EXERCISE TASK :: Every line of the listing must be reproduced as it stands. Leave the images behind.

INFORMATION PROVIDED ::
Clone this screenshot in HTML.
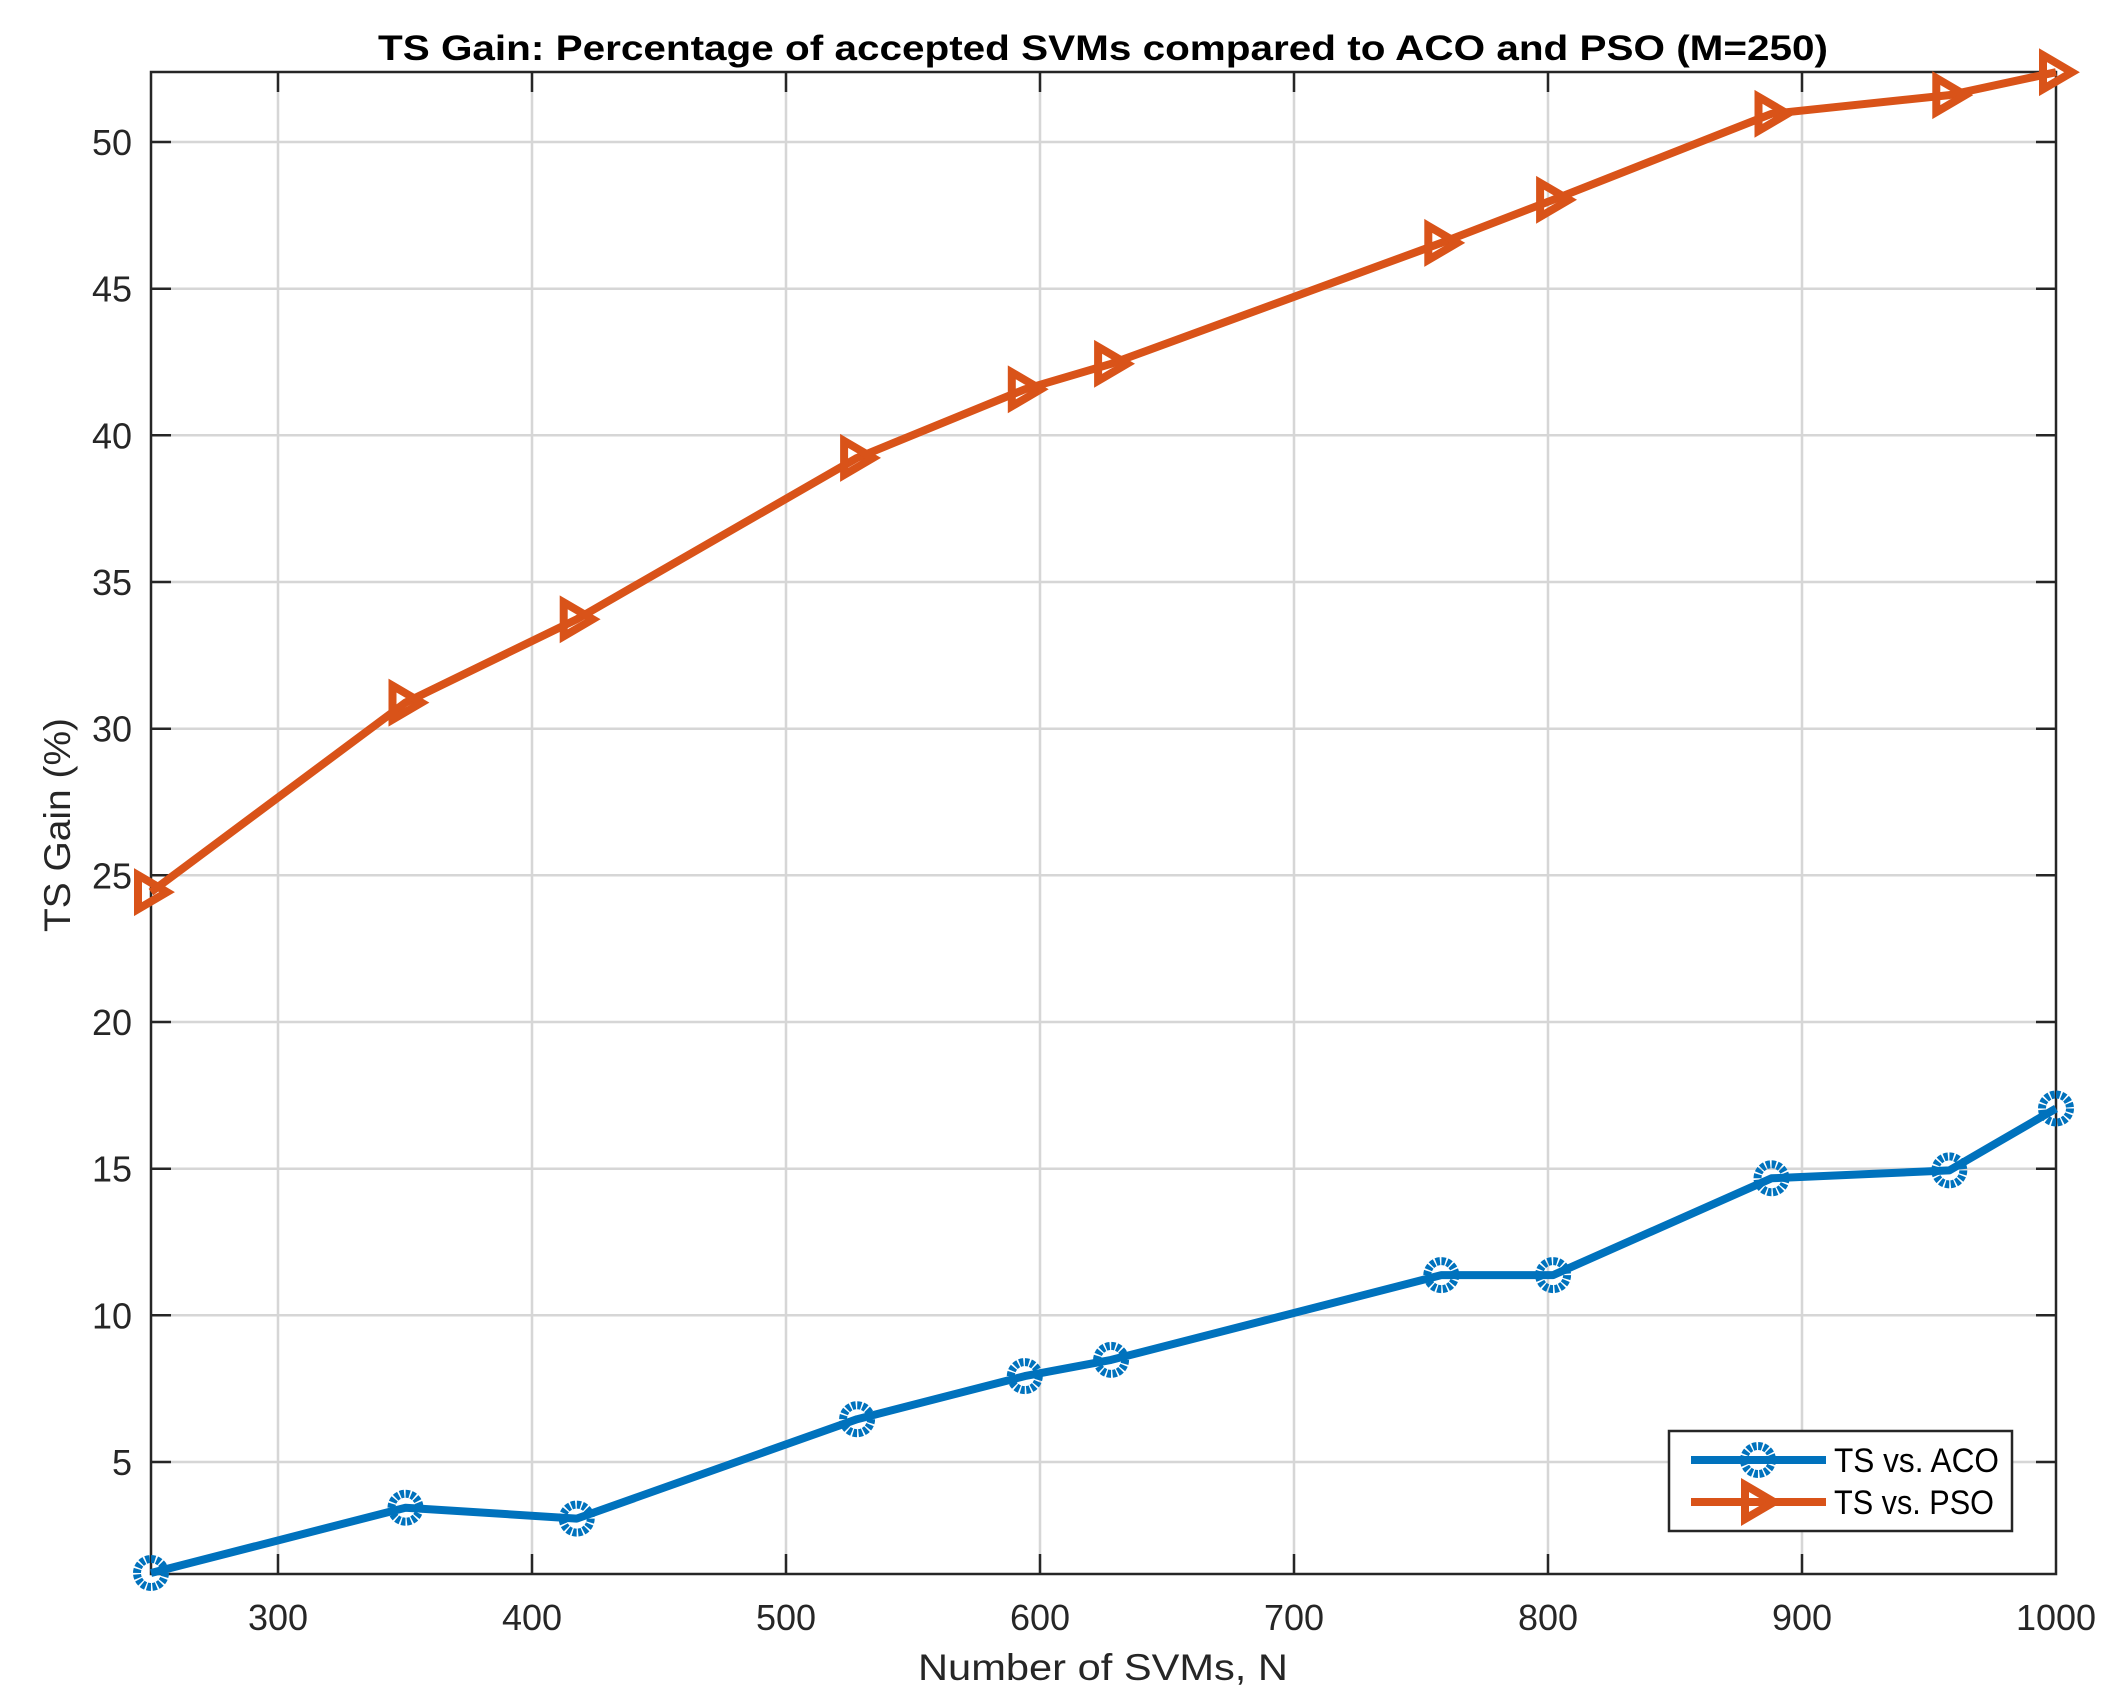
<!DOCTYPE html>
<html><head><meta charset="utf-8"><style>html,body{margin:0;padding:0;background:#fff}svg{display:block}</style></head>
<body>
<svg width="2108" height="1707" viewBox="0 0 2108 1707" xmlns="http://www.w3.org/2000/svg" font-family="Liberation Sans, sans-serif">
<defs>
<g id="circ"><circle r="14" fill="none" stroke="#0072BD" stroke-width="8" stroke-dasharray="4 1.5"/></g>
<g id="tri"><path d="M-13,-17 L16,0 L-13,17 Z" fill="none" stroke="#D95319" stroke-width="8" stroke-linejoin="miter"/></g>
</defs>
<rect width="2108" height="1707" fill="#fff"/>
<g stroke="#d6d6d6" stroke-width="2.5">
<line x1="278" y1="72" x2="278" y2="1574"/><line x1="532" y1="72" x2="532" y2="1574"/><line x1="786" y1="72" x2="786" y2="1574"/><line x1="1040" y1="72" x2="1040" y2="1574"/><line x1="1294" y1="72" x2="1294" y2="1574"/><line x1="1548" y1="72" x2="1548" y2="1574"/><line x1="1802" y1="72" x2="1802" y2="1574"/>
<line x1="151" y1="142" x2="2056" y2="142"/><line x1="151" y1="288.7" x2="2056" y2="288.7"/><line x1="151" y1="435.3" x2="2056" y2="435.3"/><line x1="151" y1="582" x2="2056" y2="582"/><line x1="151" y1="728.7" x2="2056" y2="728.7"/><line x1="151" y1="875.3" x2="2056" y2="875.3"/><line x1="151" y1="1022" x2="2056" y2="1022"/><line x1="151" y1="1168.7" x2="2056" y2="1168.7"/><line x1="151" y1="1315.3" x2="2056" y2="1315.3"/><line x1="151" y1="1462" x2="2056" y2="1462"/>
</g>
<g stroke="#262626" stroke-width="2.5">
<rect x="151" y="72" width="1905" height="1502" fill="none"/>
<path d="M278,1574v-20M532,1574v-20M786,1574v-20M1040,1574v-20M1294,1574v-20M1548,1574v-20M1802,1574v-20M278,72v20M532,72v20M786,72v20M1040,72v20M1294,72v20M1548,72v20M1802,72v20"/>
<path d="M151,142h20M151,288.7h20M151,435.3h20M151,582h20M151,728.7h20M151,875.3h20M151,1022h20M151,1168.7h20M151,1315.3h20M151,1462h20M2056,142h-20M2056,288.7h-20M2056,435.3h-20M2056,582h-20M2056,728.7h-20M2056,875.3h-20M2056,1022h-20M2056,1168.7h-20M2056,1315.3h-20M2056,1462h-20"/>
</g>
<g font-size="36" fill="#262626" text-anchor="end">
<text x="132" y="155">50</text><text x="132" y="301.7">45</text><text x="132" y="448.3">40</text><text x="132" y="595">35</text><text x="132" y="741.7">30</text><text x="132" y="888.3">25</text><text x="132" y="1035">20</text><text x="132" y="1181.7">15</text><text x="132" y="1328.3">10</text><text x="132" y="1475">5</text>
</g>
<g font-size="36" fill="#262626" text-anchor="middle">
<text x="278" y="1630">300</text><text x="532" y="1630">400</text><text x="786" y="1630">500</text><text x="1040" y="1630">600</text><text x="1294" y="1630">700</text><text x="1548" y="1630">800</text><text x="1802" y="1630">900</text><text x="2056" y="1630">1000</text>
</g>
<text x="1103" y="1680" font-size="37" fill="#262626" text-anchor="middle" textLength="370" lengthAdjust="spacingAndGlyphs">Number of SVMs, N</text>
<text transform="translate(70,825) rotate(-90)" font-size="37" fill="#262626" text-anchor="middle" textLength="214" lengthAdjust="spacingAndGlyphs">TS Gain (%)</text>
<text x="1103" y="60" font-size="35" font-weight="bold" fill="#000" text-anchor="middle" textLength="1450" lengthAdjust="spacingAndGlyphs">TS Gain: Percentage of accepted SVMs compared to ACO and PSO (M=250)</text>
<polyline fill="none" stroke="#0072BD" stroke-width="8" stroke-linejoin="round" points="151,1573 405.5,1507.7 576.7,1518.6 857.1,1419.2 1024.8,1376.1 1111.1,1359.9 1441.3,1275.1 1553.1,1275.1 1771.5,1178.3 1949.3,1170.4 2056,1108.5"/>
<polyline fill="none" stroke="#D95319" stroke-width="8" stroke-linejoin="round" points="151,892.1 405.5,702.6 576.7,619.3 857.1,457.9 1024.8,389.3 1111.1,363.8 1441.3,242.9 1553.1,199.8 1771.5,113.8 1949.3,95.1 2056,72.2"/>
<use href="#circ" x="151" y="1573"/><use href="#circ" x="405.5" y="1507.7"/><use href="#circ" x="576.7" y="1518.6"/><use href="#circ" x="857.1" y="1419.2"/><use href="#circ" x="1024.8" y="1376.1"/><use href="#circ" x="1111.1" y="1359.9"/><use href="#circ" x="1441.3" y="1275.1"/><use href="#circ" x="1553.1" y="1275.1"/><use href="#circ" x="1771.5" y="1178.3"/><use href="#circ" x="1949.3" y="1170.4"/><use href="#circ" x="2056" y="1108.5"/>
<use href="#tri" x="151" y="892.1"/><use href="#tri" x="405.5" y="702.6"/><use href="#tri" x="576.7" y="619.3"/><use href="#tri" x="857.1" y="457.9"/><use href="#tri" x="1024.8" y="389.3"/><use href="#tri" x="1111.1" y="363.8"/><use href="#tri" x="1441.3" y="242.9"/><use href="#tri" x="1553.1" y="199.8"/><use href="#tri" x="1771.5" y="113.8"/><use href="#tri" x="1949.3" y="95.1"/><use href="#tri" x="2056" y="72.2"/>
<rect x="1669" y="1431" width="343" height="100" fill="#fff" stroke="#262626" stroke-width="2.5"/>
<line x1="1691" y1="1460" x2="1826" y2="1460" stroke="#0072BD" stroke-width="8"/>
<use href="#circ" x="1758" y="1460"/>
<line x1="1691" y1="1502" x2="1826" y2="1502" stroke="#D95319" stroke-width="8"/>
<use href="#tri" x="1758" y="1502"/>
<text x="1834" y="1472" font-size="34" fill="#000" textLength="165" lengthAdjust="spacingAndGlyphs">TS vs. ACO</text>
<text x="1834" y="1514" font-size="34" fill="#000" textLength="160" lengthAdjust="spacingAndGlyphs">TS vs. PSO</text>
</svg>
</body></html>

EXPECTED ANSWER ::
Clone this screenshot in HTML.
<!DOCTYPE html>
<html><head><meta charset="utf-8"><style>html,body{margin:0;padding:0;background:#fff}svg{display:block}</style></head>
<body>
<svg width="2108" height="1707" viewBox="0 0 2108 1707" xmlns="http://www.w3.org/2000/svg" font-family="Liberation Sans, sans-serif">
<defs>
<g id="circ"><circle r="14" fill="none" stroke="#0072BD" stroke-width="8" stroke-dasharray="4 1.5"/></g>
<g id="tri"><path d="M-13,-17 L16,0 L-13,17 Z" fill="none" stroke="#D95319" stroke-width="8" stroke-linejoin="miter"/></g>
</defs>
<rect width="2108" height="1707" fill="#fff"/>
<g stroke="#d6d6d6" stroke-width="2.5">
<line x1="278" y1="72" x2="278" y2="1574"/><line x1="532" y1="72" x2="532" y2="1574"/><line x1="786" y1="72" x2="786" y2="1574"/><line x1="1040" y1="72" x2="1040" y2="1574"/><line x1="1294" y1="72" x2="1294" y2="1574"/><line x1="1548" y1="72" x2="1548" y2="1574"/><line x1="1802" y1="72" x2="1802" y2="1574"/>
<line x1="151" y1="142" x2="2056" y2="142"/><line x1="151" y1="288.7" x2="2056" y2="288.7"/><line x1="151" y1="435.3" x2="2056" y2="435.3"/><line x1="151" y1="582" x2="2056" y2="582"/><line x1="151" y1="728.7" x2="2056" y2="728.7"/><line x1="151" y1="875.3" x2="2056" y2="875.3"/><line x1="151" y1="1022" x2="2056" y2="1022"/><line x1="151" y1="1168.7" x2="2056" y2="1168.7"/><line x1="151" y1="1315.3" x2="2056" y2="1315.3"/><line x1="151" y1="1462" x2="2056" y2="1462"/>
</g>
<g stroke="#262626" stroke-width="2.5">
<rect x="151" y="72" width="1905" height="1502" fill="none"/>
<path d="M278,1574v-20M532,1574v-20M786,1574v-20M1040,1574v-20M1294,1574v-20M1548,1574v-20M1802,1574v-20M278,72v20M532,72v20M786,72v20M1040,72v20M1294,72v20M1548,72v20M1802,72v20"/>
<path d="M151,142h20M151,288.7h20M151,435.3h20M151,582h20M151,728.7h20M151,875.3h20M151,1022h20M151,1168.7h20M151,1315.3h20M151,1462h20M2056,142h-20M2056,288.7h-20M2056,435.3h-20M2056,582h-20M2056,728.7h-20M2056,875.3h-20M2056,1022h-20M2056,1168.7h-20M2056,1315.3h-20M2056,1462h-20"/>
</g>
<g font-size="36" fill="#262626" text-anchor="end">
<text x="132" y="155">50</text><text x="132" y="301.7">45</text><text x="132" y="448.3">40</text><text x="132" y="595">35</text><text x="132" y="741.7">30</text><text x="132" y="888.3">25</text><text x="132" y="1035">20</text><text x="132" y="1181.7">15</text><text x="132" y="1328.3">10</text><text x="132" y="1475">5</text>
</g>
<g font-size="36" fill="#262626" text-anchor="middle">
<text x="278" y="1630">300</text><text x="532" y="1630">400</text><text x="786" y="1630">500</text><text x="1040" y="1630">600</text><text x="1294" y="1630">700</text><text x="1548" y="1630">800</text><text x="1802" y="1630">900</text><text x="2056" y="1630">1000</text>
</g>
<text x="1103" y="1680" font-size="37" fill="#262626" text-anchor="middle" textLength="370" lengthAdjust="spacingAndGlyphs">Number of SVMs, N</text>
<text transform="translate(70,825) rotate(-90)" font-size="37" fill="#262626" text-anchor="middle" textLength="214" lengthAdjust="spacingAndGlyphs">TS Gain (%)</text>
<text x="1103" y="60" font-size="35" font-weight="bold" fill="#000" text-anchor="middle" textLength="1450" lengthAdjust="spacingAndGlyphs">TS Gain: Percentage of accepted SVMs compared to ACO and PSO (M=250)</text>
<polyline fill="none" stroke="#0072BD" stroke-width="8" stroke-linejoin="round" points="151,1573 405.5,1507.7 576.7,1518.6 857.1,1419.2 1024.8,1376.1 1111.1,1359.9 1441.3,1275.1 1553.1,1275.1 1771.5,1178.3 1949.3,1170.4 2056,1108.5"/>
<polyline fill="none" stroke="#D95319" stroke-width="8" stroke-linejoin="round" points="151,892.1 405.5,702.6 576.7,619.3 857.1,457.9 1024.8,389.3 1111.1,363.8 1441.3,242.9 1553.1,199.8 1771.5,113.8 1949.3,95.1 2056,72.2"/>
<use href="#circ" x="151" y="1573"/><use href="#circ" x="405.5" y="1507.7"/><use href="#circ" x="576.7" y="1518.6"/><use href="#circ" x="857.1" y="1419.2"/><use href="#circ" x="1024.8" y="1376.1"/><use href="#circ" x="1111.1" y="1359.9"/><use href="#circ" x="1441.3" y="1275.1"/><use href="#circ" x="1553.1" y="1275.1"/><use href="#circ" x="1771.5" y="1178.3"/><use href="#circ" x="1949.3" y="1170.4"/><use href="#circ" x="2056" y="1108.5"/>
<use href="#tri" x="151" y="892.1"/><use href="#tri" x="405.5" y="702.6"/><use href="#tri" x="576.7" y="619.3"/><use href="#tri" x="857.1" y="457.9"/><use href="#tri" x="1024.8" y="389.3"/><use href="#tri" x="1111.1" y="363.8"/><use href="#tri" x="1441.3" y="242.9"/><use href="#tri" x="1553.1" y="199.8"/><use href="#tri" x="1771.5" y="113.8"/><use href="#tri" x="1949.3" y="95.1"/><use href="#tri" x="2056" y="72.2"/>
<rect x="1669" y="1431" width="343" height="100" fill="#fff" stroke="#262626" stroke-width="2.5"/>
<line x1="1691" y1="1460" x2="1826" y2="1460" stroke="#0072BD" stroke-width="8"/>
<use href="#circ" x="1758" y="1460"/>
<line x1="1691" y1="1502" x2="1826" y2="1502" stroke="#D95319" stroke-width="8"/>
<use href="#tri" x="1758" y="1502"/>
<text x="1834" y="1472" font-size="34" fill="#000" textLength="165" lengthAdjust="spacingAndGlyphs">TS vs. ACO</text>
<text x="1834" y="1514" font-size="34" fill="#000" textLength="160" lengthAdjust="spacingAndGlyphs">TS vs. PSO</text>
</svg>
</body></html>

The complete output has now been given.